Мы не знаем, войдут ли, решатся ли? И, если решатся, то — какими силами и с какой целью, каков будет мандат этих сил, готовы ли они будут вступить в прямую конфронтацию с нашими войсками, если готовы, что они будут делать после этой конфронтации?
Например, Гитлер, когда отправлял свои войска в Рейнскую зону, демилитаризованные территории, он проводил ремилитаризацию Рейнской зоны, он отдал приказ — в случае столкновения с французскими войсками немедленно разворачиваться и уходить. Даже не дожидаться столкновения.

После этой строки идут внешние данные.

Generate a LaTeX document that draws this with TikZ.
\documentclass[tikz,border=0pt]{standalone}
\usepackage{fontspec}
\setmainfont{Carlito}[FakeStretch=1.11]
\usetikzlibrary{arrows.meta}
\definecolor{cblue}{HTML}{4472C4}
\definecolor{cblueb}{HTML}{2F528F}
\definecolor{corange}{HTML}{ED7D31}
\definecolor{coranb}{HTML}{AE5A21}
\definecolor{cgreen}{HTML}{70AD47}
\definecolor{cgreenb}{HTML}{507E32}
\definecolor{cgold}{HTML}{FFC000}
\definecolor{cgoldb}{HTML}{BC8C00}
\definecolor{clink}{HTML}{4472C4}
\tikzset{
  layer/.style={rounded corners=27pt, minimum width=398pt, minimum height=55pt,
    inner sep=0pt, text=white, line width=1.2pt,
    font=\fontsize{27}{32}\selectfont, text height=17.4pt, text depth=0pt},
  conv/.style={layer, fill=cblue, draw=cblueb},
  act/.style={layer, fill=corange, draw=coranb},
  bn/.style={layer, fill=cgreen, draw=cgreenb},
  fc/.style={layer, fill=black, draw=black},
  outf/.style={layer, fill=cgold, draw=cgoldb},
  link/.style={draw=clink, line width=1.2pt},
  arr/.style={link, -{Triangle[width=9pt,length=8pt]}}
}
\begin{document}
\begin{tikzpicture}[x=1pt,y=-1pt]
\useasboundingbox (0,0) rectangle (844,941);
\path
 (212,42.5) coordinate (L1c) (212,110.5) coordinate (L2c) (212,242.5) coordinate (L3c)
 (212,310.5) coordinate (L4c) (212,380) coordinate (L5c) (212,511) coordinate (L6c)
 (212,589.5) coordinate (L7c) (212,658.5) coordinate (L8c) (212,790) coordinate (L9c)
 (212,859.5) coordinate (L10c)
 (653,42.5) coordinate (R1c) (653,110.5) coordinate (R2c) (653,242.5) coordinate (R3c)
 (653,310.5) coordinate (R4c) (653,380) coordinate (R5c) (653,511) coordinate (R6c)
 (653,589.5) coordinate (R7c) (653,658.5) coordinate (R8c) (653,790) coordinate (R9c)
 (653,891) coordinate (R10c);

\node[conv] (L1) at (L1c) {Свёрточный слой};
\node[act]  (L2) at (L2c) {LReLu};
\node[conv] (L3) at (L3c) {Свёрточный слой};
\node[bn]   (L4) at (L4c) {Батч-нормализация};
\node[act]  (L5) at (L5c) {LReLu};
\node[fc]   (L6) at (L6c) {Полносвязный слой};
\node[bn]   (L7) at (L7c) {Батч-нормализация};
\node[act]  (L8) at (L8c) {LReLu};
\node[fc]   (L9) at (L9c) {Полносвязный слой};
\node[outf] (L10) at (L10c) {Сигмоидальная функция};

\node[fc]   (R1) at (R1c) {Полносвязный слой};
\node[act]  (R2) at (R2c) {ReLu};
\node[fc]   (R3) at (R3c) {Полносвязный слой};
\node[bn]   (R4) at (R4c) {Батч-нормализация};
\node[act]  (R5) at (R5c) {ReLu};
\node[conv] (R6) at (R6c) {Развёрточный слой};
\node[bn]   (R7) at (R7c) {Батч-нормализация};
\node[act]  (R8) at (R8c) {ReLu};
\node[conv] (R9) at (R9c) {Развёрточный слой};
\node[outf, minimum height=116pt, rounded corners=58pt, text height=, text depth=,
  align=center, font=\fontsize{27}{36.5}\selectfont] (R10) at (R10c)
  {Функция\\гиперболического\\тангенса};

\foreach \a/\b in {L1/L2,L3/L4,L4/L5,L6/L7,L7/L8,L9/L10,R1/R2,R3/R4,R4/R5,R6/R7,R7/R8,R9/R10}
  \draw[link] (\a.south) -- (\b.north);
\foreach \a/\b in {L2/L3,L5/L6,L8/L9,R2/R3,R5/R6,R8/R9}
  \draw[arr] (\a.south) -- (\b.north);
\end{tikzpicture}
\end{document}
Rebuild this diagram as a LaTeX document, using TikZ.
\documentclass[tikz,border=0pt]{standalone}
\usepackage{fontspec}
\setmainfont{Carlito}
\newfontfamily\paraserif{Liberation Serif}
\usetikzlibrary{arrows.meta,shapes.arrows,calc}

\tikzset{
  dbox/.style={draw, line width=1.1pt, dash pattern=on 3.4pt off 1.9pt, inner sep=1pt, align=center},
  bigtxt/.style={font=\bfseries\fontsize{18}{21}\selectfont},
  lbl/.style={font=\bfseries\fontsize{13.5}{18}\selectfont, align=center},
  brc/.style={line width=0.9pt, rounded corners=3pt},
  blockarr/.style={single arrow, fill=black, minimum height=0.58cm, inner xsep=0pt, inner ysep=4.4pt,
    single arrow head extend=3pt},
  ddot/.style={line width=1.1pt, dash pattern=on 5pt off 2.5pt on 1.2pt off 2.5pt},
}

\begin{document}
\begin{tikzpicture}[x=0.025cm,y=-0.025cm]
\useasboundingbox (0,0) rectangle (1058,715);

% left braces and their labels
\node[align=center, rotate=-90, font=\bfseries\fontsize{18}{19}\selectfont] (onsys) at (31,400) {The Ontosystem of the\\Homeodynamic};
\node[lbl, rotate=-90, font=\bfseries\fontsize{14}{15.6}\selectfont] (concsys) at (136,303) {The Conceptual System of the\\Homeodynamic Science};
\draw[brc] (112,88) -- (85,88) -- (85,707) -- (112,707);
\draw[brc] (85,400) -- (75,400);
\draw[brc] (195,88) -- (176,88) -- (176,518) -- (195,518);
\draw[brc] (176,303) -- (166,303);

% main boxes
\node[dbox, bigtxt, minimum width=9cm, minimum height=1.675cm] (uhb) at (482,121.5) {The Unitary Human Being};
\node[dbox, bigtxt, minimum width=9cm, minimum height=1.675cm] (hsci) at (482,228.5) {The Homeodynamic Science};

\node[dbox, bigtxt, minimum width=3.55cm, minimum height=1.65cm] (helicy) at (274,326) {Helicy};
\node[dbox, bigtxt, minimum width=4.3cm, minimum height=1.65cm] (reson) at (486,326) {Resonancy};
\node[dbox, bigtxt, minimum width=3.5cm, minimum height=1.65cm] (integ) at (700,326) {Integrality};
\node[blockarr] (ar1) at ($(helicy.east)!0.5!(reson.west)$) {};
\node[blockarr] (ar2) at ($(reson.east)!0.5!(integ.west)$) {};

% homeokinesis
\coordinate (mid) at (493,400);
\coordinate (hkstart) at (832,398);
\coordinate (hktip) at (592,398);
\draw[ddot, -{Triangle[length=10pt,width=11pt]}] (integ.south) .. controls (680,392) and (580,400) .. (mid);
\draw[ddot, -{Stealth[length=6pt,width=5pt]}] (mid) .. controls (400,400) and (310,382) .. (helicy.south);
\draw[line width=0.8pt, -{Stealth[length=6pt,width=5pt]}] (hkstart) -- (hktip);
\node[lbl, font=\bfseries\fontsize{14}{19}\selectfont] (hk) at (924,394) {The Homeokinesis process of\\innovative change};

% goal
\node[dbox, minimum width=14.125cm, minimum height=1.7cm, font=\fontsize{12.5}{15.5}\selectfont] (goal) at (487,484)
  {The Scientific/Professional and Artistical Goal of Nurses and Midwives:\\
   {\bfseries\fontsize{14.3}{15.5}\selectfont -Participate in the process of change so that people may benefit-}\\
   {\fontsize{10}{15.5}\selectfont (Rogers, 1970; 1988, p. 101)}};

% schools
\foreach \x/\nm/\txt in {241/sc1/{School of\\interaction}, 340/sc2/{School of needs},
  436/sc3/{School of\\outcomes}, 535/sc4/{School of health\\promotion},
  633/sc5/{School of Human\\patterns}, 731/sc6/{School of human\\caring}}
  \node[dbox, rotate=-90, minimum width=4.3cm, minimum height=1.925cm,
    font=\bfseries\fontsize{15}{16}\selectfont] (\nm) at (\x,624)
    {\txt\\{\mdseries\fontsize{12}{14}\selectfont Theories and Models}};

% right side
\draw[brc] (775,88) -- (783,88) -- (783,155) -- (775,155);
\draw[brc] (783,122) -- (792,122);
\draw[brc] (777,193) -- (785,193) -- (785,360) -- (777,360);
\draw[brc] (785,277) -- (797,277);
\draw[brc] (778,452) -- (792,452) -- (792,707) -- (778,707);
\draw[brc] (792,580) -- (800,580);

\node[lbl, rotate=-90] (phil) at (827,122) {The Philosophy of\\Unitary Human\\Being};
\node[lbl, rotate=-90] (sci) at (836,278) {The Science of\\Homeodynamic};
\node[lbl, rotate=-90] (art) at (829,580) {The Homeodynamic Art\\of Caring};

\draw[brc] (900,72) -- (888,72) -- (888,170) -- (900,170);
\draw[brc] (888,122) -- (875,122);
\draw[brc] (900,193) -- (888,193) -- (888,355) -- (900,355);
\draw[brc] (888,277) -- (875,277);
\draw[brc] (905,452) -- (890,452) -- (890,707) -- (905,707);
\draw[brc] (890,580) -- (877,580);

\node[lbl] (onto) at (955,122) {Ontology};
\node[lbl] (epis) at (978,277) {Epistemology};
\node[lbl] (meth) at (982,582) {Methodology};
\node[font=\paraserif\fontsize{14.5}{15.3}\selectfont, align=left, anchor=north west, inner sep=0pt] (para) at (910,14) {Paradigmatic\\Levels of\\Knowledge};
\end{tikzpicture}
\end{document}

Если Франция отправит, как она должна была сделать, войска свои в Рейнскую зону – немедленно разворачиваться и уходить. Потому, что войну он не мог допустить, у него тогда не было никаких возможностей воевать. Но он блефовал, и он этот блеф выиграл.
Если поляки отправят на Украину пять тысяч солдат, какой у них будет приказ дальше, в случае возникновения угрозы столкновения с российскими войсками? Воевать, ждать подкрепления или разворачиваться или уходить? Или попытаться повоевать и тут же убежать? И какая будет дальнейшая реакция польского правительства? Она будет идти по пути нагнетания, или она, наоборот — постарается ситуацию охладить? И опять-таки, насколько американцы смогут продавить через поляков свои решения?
Есть масса нюансов, более того, вопрос: а где начнется война, а поляки, может быть, на Белоруссию нападут, причем — не сами, а руками белорусской оппозиции, они готовят сейчас какие-то части из белорусских оппозиционеров. Сколько, кого, как они подготовят? Кто этим будет заниматься?
Миллион разных нюансов, которые нельзя сложить полностью в единую мозаику, потому что человек – это слишком большое количество кусочков. Может быть, этим когда-нибудь сможет заняться искусственный интеллект, тогда они будут управлять сражениями, тем более, послевоенным миром тоже.
Но для человека это непосильная задача, поэтому человек рассматривает несколько разных генеральных вариантов, у которых возможны подварианты. По мере развития событий, когда становится понятно, какой именно вариант вырисовывается, он его пытается подправить в нужную ему сторону.